Science, sailing, and ocean stewardship merged together for 45 students from Gompers Academy in MBAC’s first Classroom to Coast program. The program consisted of 4 classroom visits by MBAC instructors culminating in a field trip to MBAC to learn to sail. Each days activities were designed to promote student-driven learning and correlated with Next Generation Science Standards.
Funded through a grant as part of the US Sailing National Reach Initiative, the goal of the program was to inspire youth interest STEM and ocean literacy though sailing and hands-on experiential learning opportunities. Topics of student included buoyancy, measuring wind, simple machines, measuring sail area, and ocean literacy, which explores the relationship between the man’s effect on the ocean, and the ocean’s effect on man.
The activities were designed by US Sailing to transition from teacher driven learning, to student driven learning, where students are given the opportunity to solve problems through exploration as opposed to memorizing formulas or following a recipe to a solution. In the buoyancy activity, students were asked to design a vessel out of clay that could float the largest number of washers in three trials. Each trial students were able to improve their design and explain their approach.
In another activity, students were given several objects, from a sheet of paper, to a plastic straw, to a foam to go box, and were asked to place objects on markers indicating the amount of time it would take for that object to decompose. With only one object allowed per spot, students had to discuss why their object should take that spot should another student think their object belonged there.

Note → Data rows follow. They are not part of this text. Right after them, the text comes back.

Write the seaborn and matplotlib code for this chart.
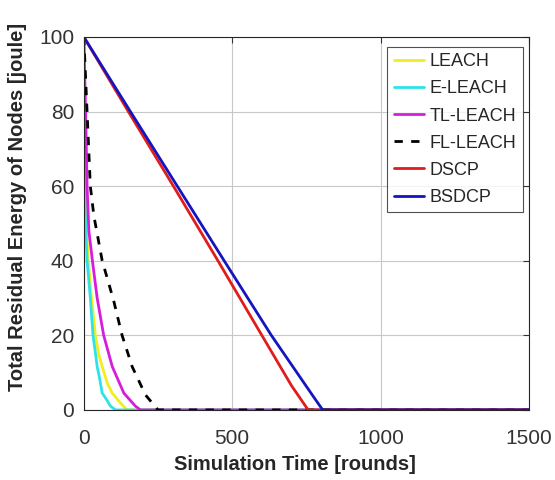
import matplotlib
matplotlib.use("Agg")
import matplotlib.pyplot as plt
import seaborn as sns
import pandas as pd

# ---- data ----
leach_x = [0, 4, 8, 15, 26, 39, 50, 62, 80, 96, 124, 146, 1500]
leach_y = [100, 65, 50, 40, 30, 20, 15, 11.6, 7, 4.5, 1.8, 0, 0]

eleach_x = [0, 3, 6, 11, 22, 31, 38, 45, 52, 62, 75, 90, 107, 1500]
eleach_y = [100, 65, 50, 40, 30, 20, 16, 11.6, 9, 4.5, 3, 1, 0, 0]

tlleach_x = [0, 6, 11, 17, 29, 45, 67, 96, 135, 174, 191, 1500]
tlleach_y = [100, 80, 60, 48, 40, 30, 20, 11.6, 4.5, 1, 0, 0]

flleach_x = [0, 11, 22, 34, 62, 100, 129, 163, 208, 250, 1500]
flleach_y = [100, 80, 60, 52, 40, 29.5, 20, 11.6, 4, 0, 0]

dscp_x = [0, 150, 302, 452, 600, 700, 756, 1500]
dscp_y = [100, 80, 60, 40, 20, 6.5, 0, 0]

bsdcp_x = [0, 157, 315, 473, 632, 770, 805, 1500]
bsdcp_y = [100, 80, 60, 40, 20, 4, 0, 0]

series_names = ["LEACH", "E-LEACH", "TL-LEACH", "FL-LEACH", "DSCP", "BSDCP"]
xticks = [0, 500, 1000, 1500]
yticks = [0, 20, 40, 60, 80, 100]

sns.set_style("white")
plt.rcParams['font.family'] = ['Liberation Sans', 'DejaVu Sans']

frames = []
for name, xs, ys in zip(series_names,
                        [leach_x, eleach_x, tlleach_x, flleach_x, dscp_x, bsdcp_x],
                        [leach_y, eleach_y, tlleach_y, flleach_y, dscp_y, bsdcp_y]):
    frames.append(pd.DataFrame({"x": xs, "y": ys, "series": name}))
df = pd.concat(frames, ignore_index=True)

colors = {"LEACH": "#f2ee1e", "E-LEACH": "#2ee2e8", "TL-LEACH": "#d81cdc",
          "FL-LEACH": "#000000", "DSCP": "#e01c1c", "BSDCP": "#1414c0"}
styles = {"LEACH": "-", "E-LEACH": "-", "TL-LEACH": "-",
          "FL-LEACH": (0, (3, 3)), "DSCP": "-", "BSDCP": "-"}

fig = plt.figure(figsize=(5.55, 4.8), dpi=100)
ax = fig.add_axes([0.151, 0.146, 0.802, 0.777])

for name in series_names:
    sub = df[df["series"] == name]
    sns.lineplot(data=sub, x="x", y="y", ax=ax, color=colors[name],
                 linestyle=styles[name], linewidth=2.0, label=name,
                 estimator=None, sort=False)

ax.set_xlim(0, 1500)
ax.set_ylim(0, 100)
ax.set_xticks(xticks)
ax.set_yticks(yticks)
ax.tick_params(axis='both', direction='in', length=4, width=0.8,
               labelsize=15, colors='#333333', top=True, right=True)
ax.tick_params(axis='x', pad=14)
ax.tick_params(axis='y', pad=7)
ax.grid(True, color='#c8c8c8', linewidth=0.8)
for s in ax.spines.values():
    s.set_color('#262626')
    s.set_linewidth(0.8)

ax.set_xlabel("Simulation Time [rounds]", fontsize=14.5, fontweight='bold',
              color='#262626')
ax.set_ylabel("Total Residual Energy of Nodes [joule]", fontsize=14.5,
              fontweight='bold', color='#262626')
ax.xaxis.set_label_coords(0.474, -0.122)
ax.yaxis.set_label_coords(-0.128, 0.544)

leg = ax.legend(loc='upper right', bbox_to_anchor=(0.9865, 0.973), fontsize=13,
                frameon=True, fancybox=False, edgecolor='#262626',
                handlelength=1.7, handletextpad=0.3, labelspacing=0.56,
                borderpad=0.35, borderaxespad=0)
leg.get_frame().set_linewidth(0.8)

fig.savefig("out.png", dpi=100)
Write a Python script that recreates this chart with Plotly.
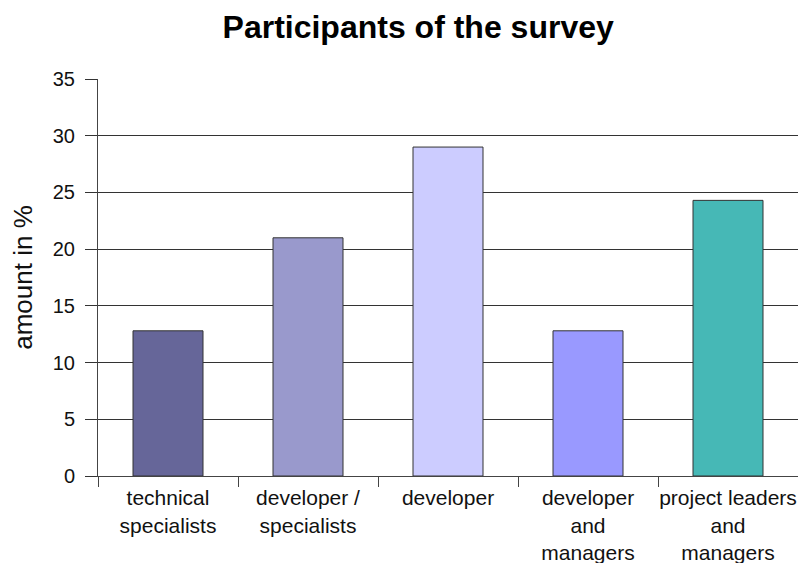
import plotly.graph_objects as go

categories = ["technical<br>specialists", "developer /<br>specialists", "developer",
              "developer<br>and<br>managers", "project leaders<br>and<br>managers"]
values = [12.8, 21.0, 29.0, 12.8, 24.3]
colors = ["#666699", "#9999CC", "#CCCCFF", "#9999FF", "#46B8B6"]
y_ticks = [0, 5, 10, 15, 20, 25, 30, 35]

font_family = "Liberation Sans, Arial, sans-serif"

fig = go.Figure(go.Bar(
    x=categories, y=values,
    marker=dict(color=colors, line=dict(color="#333333", width=1)),
    width=0.5,
))

fig.update_layout(
    width=798, height=563,
    margin=dict(l=98, r=0, t=79, b=87),
    paper_bgcolor="white", plot_bgcolor="white",
    font=dict(family=font_family, color="#111111"),
    title=dict(text="<b>Participants of the survey</b>", x=0.524, xref="container",
               xanchor="center", y=0.952, yanchor="middle",
               font=dict(size=32, family=font_family, color="#000000")),
    showlegend=False,
)
fig.update_xaxes(
    type="category", tickson="boundaries", ticks="outside", ticklen=10,
    tickcolor="#444444", tickwidth=1, tickangle=0, automargin=False,
    showline=True, linecolor="#444444", linewidth=1,
    tickfont=dict(size=21, family=font_family, color="#111111"),
    ticklabelstandoff=3,
    showgrid=False,
)
fig.update_yaxes(
    range=[0, 35], tickvals=y_ticks, ticks="outside", ticklen=12, automargin=False,
    tickcolor="#333333", showline=True, linecolor="#444444", linewidth=1,
    showgrid=True, gridcolor="#333333", gridwidth=1,
    tickfont=dict(size=20, family=font_family, color="#111111"),
    ticklabelstandoff=6,
    title=dict(text="amount in %", font=dict(size=26, family=font_family, color="#111111"),
               standoff=12),
    zeroline=False,
)

fig.write_html("out.html")
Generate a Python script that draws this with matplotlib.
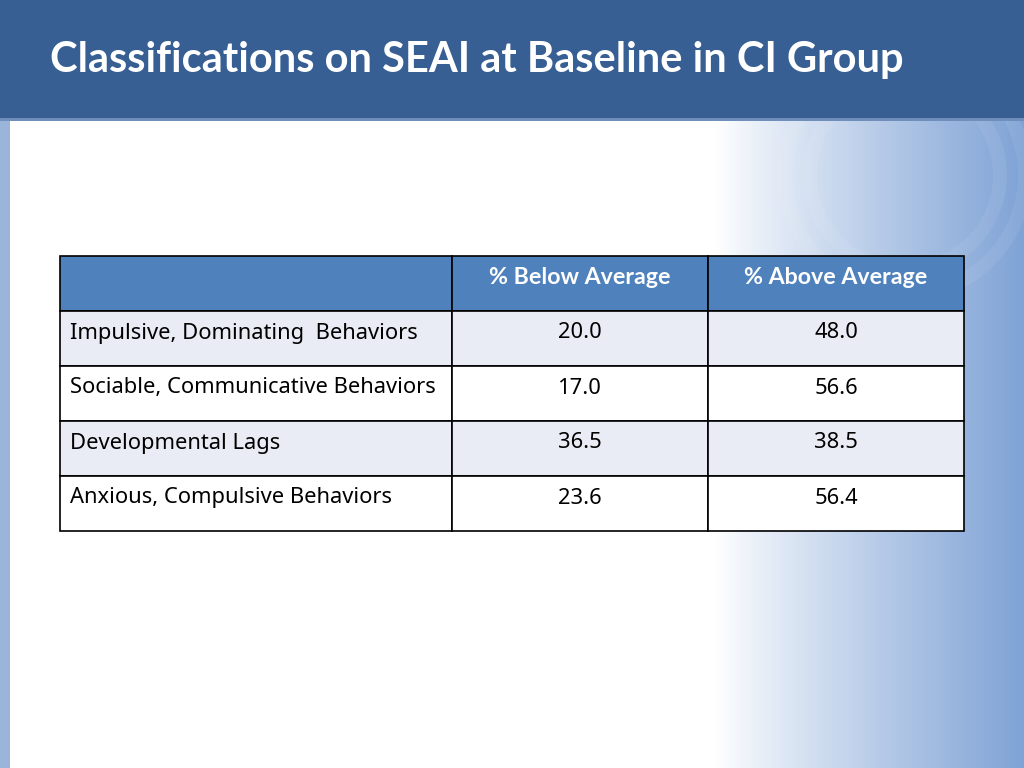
import numpy as np
import matplotlib.pyplot as plt
from matplotlib.patches import Rectangle

# table data
title = "Classifications on SEAI at Baseline in CI Group"
col_headers = ["", "% Below Average", "% Above Average"]
categories = ["Impulsive, Dominating  Behaviors",
              "Sociable, Communicative Behaviors",
              "Developmental Lags",
              "Anxious, Compulsive Behaviors"]
below_avg = [20.0, 17.0, 36.5, 23.6]
above_avg = [48.0, 56.6, 38.5, 56.4]

W, H = 1024, 768
fig = plt.figure(figsize=(W / 100, H / 100), dpi=100)
ax = fig.add_axes([0, 0, 1, 1])
ax.set_xlim(0, W)
ax.set_ylim(H, 0)
ax.axis("off")

# background: white fading to blue on the right
xs = np.linspace(0, 1, 512)
t = np.clip((xs - 0.70) / 0.30, 0, 1) ** 0.9
c0 = np.array([1.0, 1.0, 1.0])
c1 = np.array([0.50, 0.64, 0.84])
row = c0[None, :] * (1 - t[:, None]) + c1[None, :] * t[:, None]
grad = np.tile(row[None, :, :], (8, 1, 1))
ax.imshow(grad, extent=[0, W, H, 118], aspect="auto", zorder=0)

# faint decorative rings on the right
for r in [95, 120]:
    ax.add_patch(plt.Circle((905, 175), r, fill=False, ec="white",
                            lw=10, alpha=0.07, zorder=1))

# header band and left strip
ax.add_patch(Rectangle((0, 0), W, 118, fc="#375F93", ec="none", zorder=2))
ax.add_patch(Rectangle((0, 118), W, 3, fc="#6F8FBA", ec="none", zorder=2))
ax.add_patch(Rectangle((0, 121), 10, H - 121, fc="#9BB5DA", ec="none", zorder=2))

ax.text(50, 60, title, color="white", fontsize=30, fontweight="bold",
        family="Lato", va="center", ha="left", zorder=3)

# table
col_x = [60, 452, 708, 964]
row_h = 55
top = 256
n_rows = len(categories) + 1
fs = 15.8

for i in range(n_rows):
    y = top + i * row_h
    if i == 0:
        fc = "#4F81BD"
    elif i % 2 == 1:
        fc = "#E9EBF5"
    else:
        fc = "white"
    for j in range(3):
        ax.add_patch(Rectangle((col_x[j], y), col_x[j + 1] - col_x[j], row_h,
                               fc=fc, ec="black", lw=1.2, zorder=4))

ty = top + 22
for j in range(1, 3):
    ax.text((col_x[j] + col_x[j + 1]) / 2, ty, col_headers[j], color="white",
            fontsize=16.7, fontweight="bold", family="Lato",
            ha="center", va="center", zorder=5)

for i, (cat, b, a) in enumerate(zip(categories, below_avg, above_avg)):
    ty = top + (i + 1) * row_h + 22
    ax.text(col_x[0] + 10, ty, cat, fontsize=fs, family="Noto Sans",
            ha="left", va="center", zorder=5)
    ax.text((col_x[1] + col_x[2]) / 2, ty, f"{b:.1f}", fontsize=fs,
            family="Noto Sans", ha="center", va="center", zorder=5)
    ax.text((col_x[2] + col_x[3]) / 2, ty, f"{a:.1f}", fontsize=fs,
            family="Noto Sans", ha="center", va="center", zorder=5)

fig.savefig("out.png", dpi=100)
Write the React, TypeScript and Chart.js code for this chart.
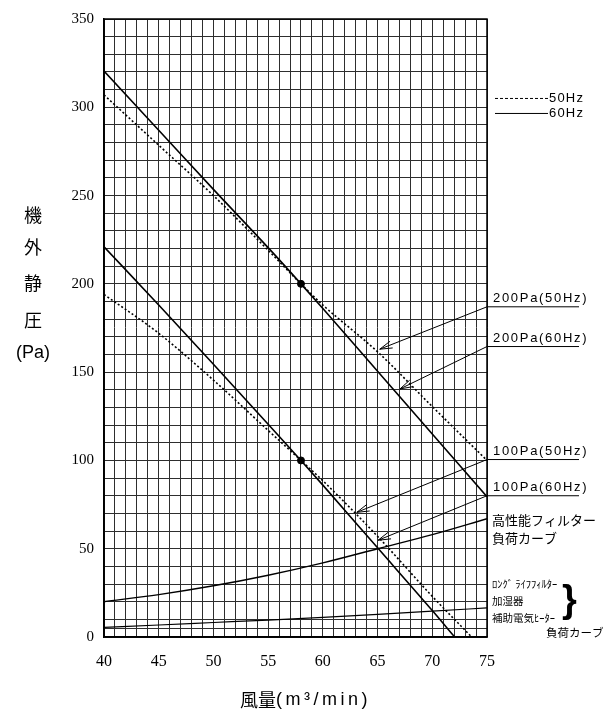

The field trip to MBAC presented the first opportunity to sail for the 75% of the students who reported never having sailed prior to the program. The beginning sailors started with land instruction and were successfully completing a figure 8 course in sabots by lunch.
Pre and post testing of participants in the program showed an increase in sailing and STEM knowledge and a 15 percent increase in interest in pursuing a career in a STEM related field.
Max Maller, MBAC’s Sailing Program Assistant, felt that all of the students benefited from the experiential aspect of the program.
“The program was fantastic. The hands-on aspect engaged the students and encouraged them to participate. I can say confidently that each of them had fun and learned something useful.”